→ **What to do**:
Copy out the data below verbatim.
────────────────────
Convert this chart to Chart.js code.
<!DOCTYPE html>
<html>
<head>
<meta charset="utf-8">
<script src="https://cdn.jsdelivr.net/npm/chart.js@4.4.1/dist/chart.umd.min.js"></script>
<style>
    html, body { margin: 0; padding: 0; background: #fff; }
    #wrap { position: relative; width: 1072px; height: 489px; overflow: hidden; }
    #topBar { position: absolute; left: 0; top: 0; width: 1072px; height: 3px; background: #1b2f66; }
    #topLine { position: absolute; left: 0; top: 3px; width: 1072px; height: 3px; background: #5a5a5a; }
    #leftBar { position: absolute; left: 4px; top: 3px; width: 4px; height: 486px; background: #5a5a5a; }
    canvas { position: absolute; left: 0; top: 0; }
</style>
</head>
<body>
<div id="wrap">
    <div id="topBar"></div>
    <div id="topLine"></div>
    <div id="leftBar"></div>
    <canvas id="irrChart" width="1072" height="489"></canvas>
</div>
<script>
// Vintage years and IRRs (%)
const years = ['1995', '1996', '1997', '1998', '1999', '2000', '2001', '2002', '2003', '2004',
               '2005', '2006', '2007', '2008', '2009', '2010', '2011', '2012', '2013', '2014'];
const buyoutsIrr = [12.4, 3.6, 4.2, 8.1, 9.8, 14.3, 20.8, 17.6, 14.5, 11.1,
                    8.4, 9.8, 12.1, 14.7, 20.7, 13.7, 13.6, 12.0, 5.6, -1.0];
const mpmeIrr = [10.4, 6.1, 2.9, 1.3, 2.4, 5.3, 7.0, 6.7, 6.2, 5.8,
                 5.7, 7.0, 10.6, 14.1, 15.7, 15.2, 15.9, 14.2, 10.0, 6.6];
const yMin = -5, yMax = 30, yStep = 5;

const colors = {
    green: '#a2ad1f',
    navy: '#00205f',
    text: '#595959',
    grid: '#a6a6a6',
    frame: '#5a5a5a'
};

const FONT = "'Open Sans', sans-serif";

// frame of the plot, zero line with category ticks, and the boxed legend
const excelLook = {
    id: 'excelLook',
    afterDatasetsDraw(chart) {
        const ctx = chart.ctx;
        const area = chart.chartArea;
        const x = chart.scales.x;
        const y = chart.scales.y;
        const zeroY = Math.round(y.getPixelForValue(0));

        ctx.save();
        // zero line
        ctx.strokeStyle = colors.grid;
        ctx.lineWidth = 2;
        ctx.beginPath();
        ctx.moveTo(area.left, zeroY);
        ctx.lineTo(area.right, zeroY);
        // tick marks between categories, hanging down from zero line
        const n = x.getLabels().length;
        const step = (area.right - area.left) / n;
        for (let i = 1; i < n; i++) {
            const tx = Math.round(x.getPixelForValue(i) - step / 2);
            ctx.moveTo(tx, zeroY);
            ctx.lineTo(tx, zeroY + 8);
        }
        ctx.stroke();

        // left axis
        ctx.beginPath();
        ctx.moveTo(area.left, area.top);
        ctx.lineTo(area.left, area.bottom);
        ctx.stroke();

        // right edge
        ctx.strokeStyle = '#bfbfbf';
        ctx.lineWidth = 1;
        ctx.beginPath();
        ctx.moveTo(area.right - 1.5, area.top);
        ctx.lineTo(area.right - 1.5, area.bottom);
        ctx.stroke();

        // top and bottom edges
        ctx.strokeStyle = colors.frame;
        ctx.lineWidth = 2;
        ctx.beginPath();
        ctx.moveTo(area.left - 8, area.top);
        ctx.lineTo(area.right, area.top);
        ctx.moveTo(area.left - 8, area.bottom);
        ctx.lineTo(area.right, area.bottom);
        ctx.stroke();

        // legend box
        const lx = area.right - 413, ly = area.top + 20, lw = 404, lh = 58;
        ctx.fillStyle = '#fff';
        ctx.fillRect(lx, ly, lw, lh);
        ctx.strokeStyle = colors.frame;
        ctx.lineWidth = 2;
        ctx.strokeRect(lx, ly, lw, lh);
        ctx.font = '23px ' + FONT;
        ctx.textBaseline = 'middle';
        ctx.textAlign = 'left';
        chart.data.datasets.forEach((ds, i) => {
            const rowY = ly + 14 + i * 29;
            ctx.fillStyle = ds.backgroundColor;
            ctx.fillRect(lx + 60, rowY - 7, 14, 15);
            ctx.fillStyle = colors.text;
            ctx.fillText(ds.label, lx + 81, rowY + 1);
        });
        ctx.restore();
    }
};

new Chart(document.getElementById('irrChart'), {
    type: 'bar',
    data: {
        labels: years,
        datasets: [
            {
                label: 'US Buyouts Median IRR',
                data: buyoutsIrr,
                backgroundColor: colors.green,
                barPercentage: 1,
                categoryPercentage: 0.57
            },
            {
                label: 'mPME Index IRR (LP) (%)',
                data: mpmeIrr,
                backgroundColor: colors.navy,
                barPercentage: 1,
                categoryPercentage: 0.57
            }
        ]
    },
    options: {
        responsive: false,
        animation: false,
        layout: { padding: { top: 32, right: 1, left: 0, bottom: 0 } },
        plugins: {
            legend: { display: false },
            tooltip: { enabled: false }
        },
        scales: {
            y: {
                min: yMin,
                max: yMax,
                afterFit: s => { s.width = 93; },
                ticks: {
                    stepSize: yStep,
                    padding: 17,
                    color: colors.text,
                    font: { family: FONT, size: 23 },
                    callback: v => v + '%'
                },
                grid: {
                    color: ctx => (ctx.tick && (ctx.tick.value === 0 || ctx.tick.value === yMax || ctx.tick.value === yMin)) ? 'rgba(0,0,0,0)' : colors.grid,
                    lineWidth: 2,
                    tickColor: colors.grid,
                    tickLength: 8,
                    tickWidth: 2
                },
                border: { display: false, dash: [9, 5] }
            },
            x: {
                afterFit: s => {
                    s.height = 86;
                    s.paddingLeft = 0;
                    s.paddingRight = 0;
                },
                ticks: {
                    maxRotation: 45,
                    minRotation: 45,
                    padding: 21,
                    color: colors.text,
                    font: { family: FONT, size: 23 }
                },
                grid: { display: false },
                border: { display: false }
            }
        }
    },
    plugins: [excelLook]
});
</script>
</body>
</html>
────────────────────
→ **Exercise result**:
Convert this chart to Chart.js code.
<!DOCTYPE html>
<html>
<head>
<meta charset="utf-8">
<script src="https://cdn.jsdelivr.net/npm/chart.js@4.4.1/dist/chart.umd.min.js"></script>
<style>
    html, body { margin: 0; padding: 0; background: #fff; }
    #wrap { position: relative; width: 1072px; height: 489px; overflow: hidden; }
    #topBar { position: absolute; left: 0; top: 0; width: 1072px; height: 3px; background: #1b2f66; }
    #topLine { position: absolute; left: 0; top: 3px; width: 1072px; height: 3px; background: #5a5a5a; }
    #leftBar { position: absolute; left: 4px; top: 3px; width: 4px; height: 486px; background: #5a5a5a; }
    canvas { position: absolute; left: 0; top: 0; }
</style>
</head>
<body>
<div id="wrap">
    <div id="topBar"></div>
    <div id="topLine"></div>
    <div id="leftBar"></div>
    <canvas id="irrChart" width="1072" height="489"></canvas>
</div>
<script>
// Vintage years and IRRs (%)
const years = ['1995', '1996', '1997', '1998', '1999', '2000', '2001', '2002', '2003', '2004',
               '2005', '2006', '2007', '2008', '2009', '2010', '2011', '2012', '2013', '2014'];
const buyoutsIrr = [12.4, 3.6, 4.2, 8.1, 9.8, 14.3, 20.8, 17.6, 14.5, 11.1,
                    8.4, 9.8, 12.1, 14.7, 20.7, 13.7, 13.6, 12.0, 5.6, -1.0];
const mpmeIrr = [10.4, 6.1, 2.9, 1.3, 2.4, 5.3, 7.0, 6.7, 6.2, 5.8,
                 5.7, 7.0, 10.6, 14.1, 15.7, 15.2, 15.9, 14.2, 10.0, 6.6];
const yMin = -5, yMax = 30, yStep = 5;

const colors = {
    green: '#a2ad1f',
    navy: '#00205f',
    text: '#595959',
    grid: '#a6a6a6',
    frame: '#5a5a5a'
};

const FONT = "'Open Sans', sans-serif";

// frame of the plot, zero line with category ticks, and the boxed legend
const excelLook = {
    id: 'excelLook',
    afterDatasetsDraw(chart) {
        const ctx = chart.ctx;
        const area = chart.chartArea;
        const x = chart.scales.x;
        const y = chart.scales.y;
        const zeroY = Math.round(y.getPixelForValue(0));

        ctx.save();
        // zero line
        ctx.strokeStyle = colors.grid;
        ctx.lineWidth = 2;
        ctx.beginPath();
        ctx.moveTo(area.left, zeroY);
        ctx.lineTo(area.right, zeroY);
        // tick marks between categories, hanging down from zero line
        const n = x.getLabels().length;
        const step = (area.right - area.left) / n;
        for (let i = 1; i < n; i++) {
            const tx = Math.round(x.getPixelForValue(i) - step / 2);
            ctx.moveTo(tx, zeroY);
            ctx.lineTo(tx, zeroY + 8);
        }
        ctx.stroke();

        // left axis
        ctx.beginPath();
        ctx.moveTo(area.left, area.top);
        ctx.lineTo(area.left, area.bottom);
        ctx.stroke();

        // right edge
        ctx.strokeStyle = '#bfbfbf';
        ctx.lineWidth = 1;
        ctx.beginPath();
        ctx.moveTo(area.right - 1.5, area.top);
        ctx.lineTo(area.right - 1.5, area.bottom);
        ctx.stroke();

        // top and bottom edges
        ctx.strokeStyle = colors.frame;
        ctx.lineWidth = 2;
        ctx.beginPath();
        ctx.moveTo(area.left - 8, area.top);
        ctx.lineTo(area.right, area.top);
        ctx.moveTo(area.left - 8, area.bottom);
        ctx.lineTo(area.right, area.bottom);
        ctx.stroke();

        // legend box
        const lx = area.right - 413, ly = area.top + 20, lw = 404, lh = 58;
        ctx.fillStyle = '#fff';
        ctx.fillRect(lx, ly, lw, lh);
        ctx.strokeStyle = colors.frame;
        ctx.lineWidth = 2;
        ctx.strokeRect(lx, ly, lw, lh);
        ctx.font = '23px ' + FONT;
        ctx.textBaseline = 'middle';
        ctx.textAlign = 'left';
        chart.data.datasets.forEach((ds, i) => {
            const rowY = ly + 14 + i * 29;
            ctx.fillStyle = ds.backgroundColor;
            ctx.fillRect(lx + 60, rowY - 7, 14, 15);
            ctx.fillStyle = colors.text;
            ctx.fillText(ds.label, lx + 81, rowY + 1);
        });
        ctx.restore();
    }
};

new Chart(document.getElementById('irrChart'), {
    type: 'bar',
    data: {
        labels: years,
        datasets: [
            {
                label: 'US Buyouts Median IRR',
                data: buyoutsIrr,
                backgroundColor: colors.green,
                barPercentage: 1,
                categoryPercentage: 0.57
            },
            {
                label: 'mPME Index IRR (LP) (%)',
                data: mpmeIrr,
                backgroundColor: colors.navy,
                barPercentage: 1,
                categoryPercentage: 0.57
            }
        ]
    },
    options: {
        responsive: false,
        animation: false,
        layout: { padding: { top: 32, right: 1, left: 0, bottom: 0 } },
        plugins: {
            legend: { display: false },
            tooltip: { enabled: false }
        },
        scales: {
            y: {
                min: yMin,
                max: yMax,
                afterFit: s => { s.width = 93; },
                ticks: {
                    stepSize: yStep,
                    padding: 17,
                    color: colors.text,
                    font: { family: FONT, size: 23 },
                    callback: v => v + '%'
                },
                grid: {
                    color: ctx => (ctx.tick && (ctx.tick.value === 0 || ctx.tick.value === yMax || ctx.tick.value === yMin)) ? 'rgba(0,0,0,0)' : colors.grid,
                    lineWidth: 2,
                    tickColor: colors.grid,
                    tickLength: 8,
                    tickWidth: 2
                },
                border: { display: false, dash: [9, 5] }
            },
            x: {
                afterFit: s => {
                    s.height = 86;
                    s.paddingLeft = 0;
                    s.paddingRight = 0;
                },
                ticks: {
                    maxRotation: 45,
                    minRotation: 45,
                    padding: 21,
                    color: colors.text,
                    font: { family: FONT, size: 23 }
                },
                grid: { display: false },
                border: { display: false }
            }
        }
    },
    plugins: [excelLook]
});
</script>
</body>
</html>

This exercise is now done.